En el pensamiento progresista es una constante la afirmación de que el capitalismo necesita del contrapeso de la solidaridad. Muchos teóricos concurren en que una economía de mercado es una receta que conduce al colapso social si no va acompañada de un exigente reparto de la riqueza. De la misma manera, consideran alternativamente que la solidaridad requiere un vigoroso capitalismo. Y a los hechos me remito: ¿recuerda alguien un periodo histórico en que haya florecido el estado del bienestar en una coyuntura económica depresiva o recesiva?

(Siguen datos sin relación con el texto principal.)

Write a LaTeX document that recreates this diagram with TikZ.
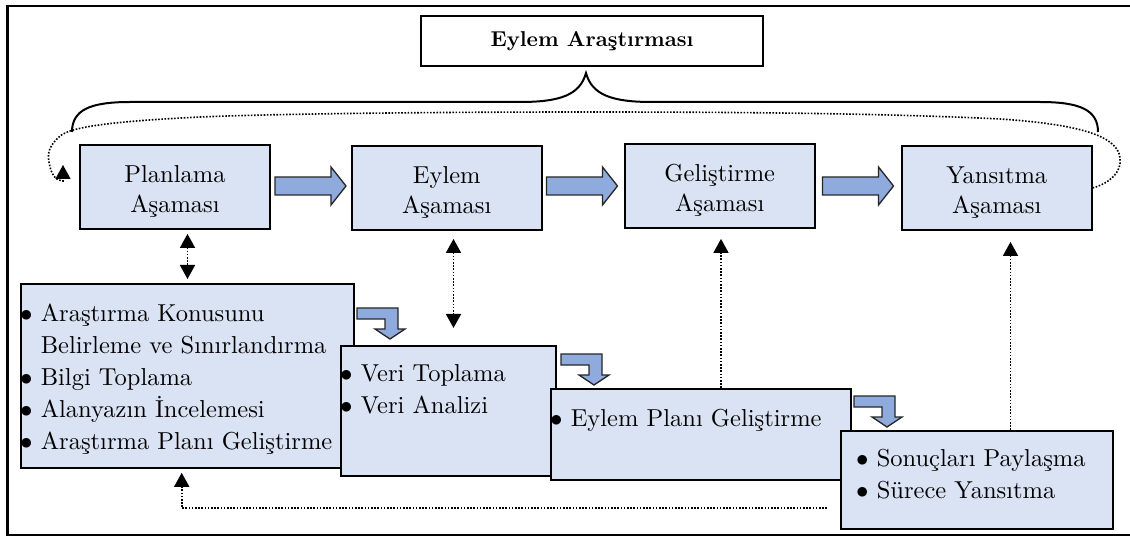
\documentclass[tikz,border=0pt]{standalone}
\usepackage{fontspec}
\setmainfont{lmroman10-regular.otf}[BoldFont=lmroman10-bold.otf]
\usepackage{tikz}
\usetikzlibrary{arrows.meta}
\definecolor{boxblue}{RGB}{218,227,243}
\definecolor{arrowblue}{RGB}{143,170,220}
\newcommand{\bul}{$\bullet$\ }
\newcommand{\bulsp}{\hphantom{$\bullet$\ }}
\newcommand{\up}{\rule{0pt}{26pt}}
\tikzset{st/.style = {rectangle, draw, line width=1.8pt, fill=boxblue, minimum width=190pt, minimum height=84pt, inner sep=0pt, align=center, font=\fontsize{24.5}{30}\selectfont},
           li/.style = {rectangle, draw, line width=1.8pt, fill=boxblue, inner sep=0pt, anchor=north west},
           tx/.style = {inner sep=0pt, anchor=north west, align=left, font=\fontsize{24.5}{32}\selectfont},
           dots/.style = {line width=1.6pt, dash pattern=on 1.6pt off 1.6pt},
           tip/.style = {-{Triangle[width=15pt,length=14pt]}},
           tips/.style = {{Triangle[width=15pt,length=14pt]}-{Triangle[width=15pt,length=14pt]}},
           blockarrow/.pic = {\filldraw[fill=arrowblue, draw=black!85, line width=1.3pt]
             (-35.5,-9) -- (20.5,-9) -- (20.5,-19) -- (35.5,0) -- (20.5,19) -- (20.5,9) -- (-35.5,9) -- cycle;},
           bentarrow/.pic = {\filldraw[fill=arrowblue, draw=black!85, line width=1.3pt]
             (0,0) -- (41,0) -- (41,21) -- (48,21) -- (33,31) -- (18,21) -- (28,21) -- (28,11) -- (0,11) -- cycle;}}
\begin{document}
\begin{tikzpicture}[x=1pt, y=-1pt]
    \useasboundingbox (0,0) rectangle (1130,537);
    \draw[line width=2.5pt] (1130,6) -- (7.7,6) -- (7.7,535) -- (1130,535);
    \node[draw, line width=2pt, minimum width=342pt, minimum height=50pt, inner sep=0pt, font=\bfseries\fontsize{21.5}{26}\selectfont] (title) at (592,41) {Eylem Araştırması};
    % brace under the title
    \draw[line width=2pt] (72,132) .. controls (72,110) and (90,102) .. (130,102) -- (520,102)
      .. controls (560,102) and (580,95) .. (586,73) .. controls (592,95) and (612,102) .. (652,102)
      -- (1040,102) .. controls (1080,102) and (1098,110) .. (1098,132);
    % stages
    \node[st] (plan) at (175,187) {\up Planlama\\Aşaması};
    \node[st] (eyl) at (446.75,188) {\up Eylem\\Aşaması};
    \node[st] (gel) at (719.75,186) {\up Geliştirme\\Aşaması};
    \node[st] (yan) at (996.75,188) {\up Yansıtma\\Aşaması};
    \pic at (310.5,186) {blockarrow};
    \pic at (582,186) {blockarrow};
    \pic at (858,186) {blockarrow};
    % loop back to the start
    \coordinate (lp) at (63,165);
    \draw[dots, tip] (yan.east) .. controls (1110,183) and (1122,172) .. (1120,158)
      .. controls (1118,135) and (1075,124) .. (1000,119) .. controls (880,113) and (720,112) .. (586,112)
      .. controls (420,112) and (270,114) .. (200,117) .. controls (120,121) and (72,126) .. (60,136)
      .. controls (50,145) and (47,152) .. (49,162) .. controls (51,175) and (56,181) .. (63,181) -- (lp);
    % steps
    \node[li, minimum width=333pt, minimum height=184pt] (l1) at (20,283) {};
    \node[tx] (t1) at (20,304) {\bul Araştırma Konusunu\\ \bulsp Belirleme ve Sınırlandırma\\ \bul Bilgi Toplama\\ \bul Alanyazın İncelemesi\\ \bul Araştırma Planı Geliştirme};
    \node[li, minimum width=215pt, minimum height=130pt] (l2) at (340,345) {};
    \node[tx] (t2) at (340,364) {\bul Veri Toplama\\ \bul Veri Analizi};
    \node[li, minimum width=300pt, minimum height=91pt] (l3) at (550,388) {};
    \node[tx] (t3) at (550,409) {\bul Eylem Planı Geliştirme};
    \node[li, minimum width=272pt, minimum height=98pt] (l4) at (840,430) {};
    \node[tx] (t4) at (856,449) {\bul Sonuçları Paylaşma\\ \bul Sürece Yansıtma};
    \pic at (357,308) {bentarrow};
    \pic at (561,354) {bentarrow};
    \pic at (854,396) {bentarrow};
    % links between stages and steps
    \draw[dots, tips, shorten <=4pt, shorten >=4pt] (187.5,0 |- plan.south) -- (187.5,0 |- l1.north);
    \draw[dots, tips, shorten <=8pt, shorten >=17pt] (453.5,0 |- eyl.south) -- (453.5,0 |- l2.north);
    \draw[dots, tip, shorten >=10pt] (721,0 |- l3.north) -- (721,0 |- gel.south);
    \draw[dots, tip, shorten >=11pt] (1010.5,0 |- l4.north) -- (1010.5,0 |- yan.south);
    \coordinate (fb) at (827,508);
    \draw[dots, tip, shorten >=4pt] (fb) -| (181.7,0 |- l1.south);
\end{tikzpicture}
\end{document}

Así que, amigos socialdemócratas, no dediquemos mucho tiempo a las minucias (primarias, secundarias, listas abiertas, cerradas, mixtas…) y abordemos lo esencial. Antes que perder las energías en diatribas secundarias, aprovechémoslas para debatir y acordar qué hacer con la economía del país, con el paro, con la fiscalidad, con los cánceres del fraude y la corrupción, con la reforma de la Constitución y del Estado, con la cuestión territorial y con los nuevos canales de la redistribución de la riqueza y de las oportunidades. Y no vale decir que primero elegimos al candidato o al jefe de la organización. Para elegirlos debe saberse qué piensan (ellos y sus equipos de colaboradores) y qué pretenden hacer. Lo otro son fuegos artificiales, tracas de colores que encubren por enésima vez los intereses del statu quo, de los poderes fácticos de siempre, del inmovilismo y de la involución.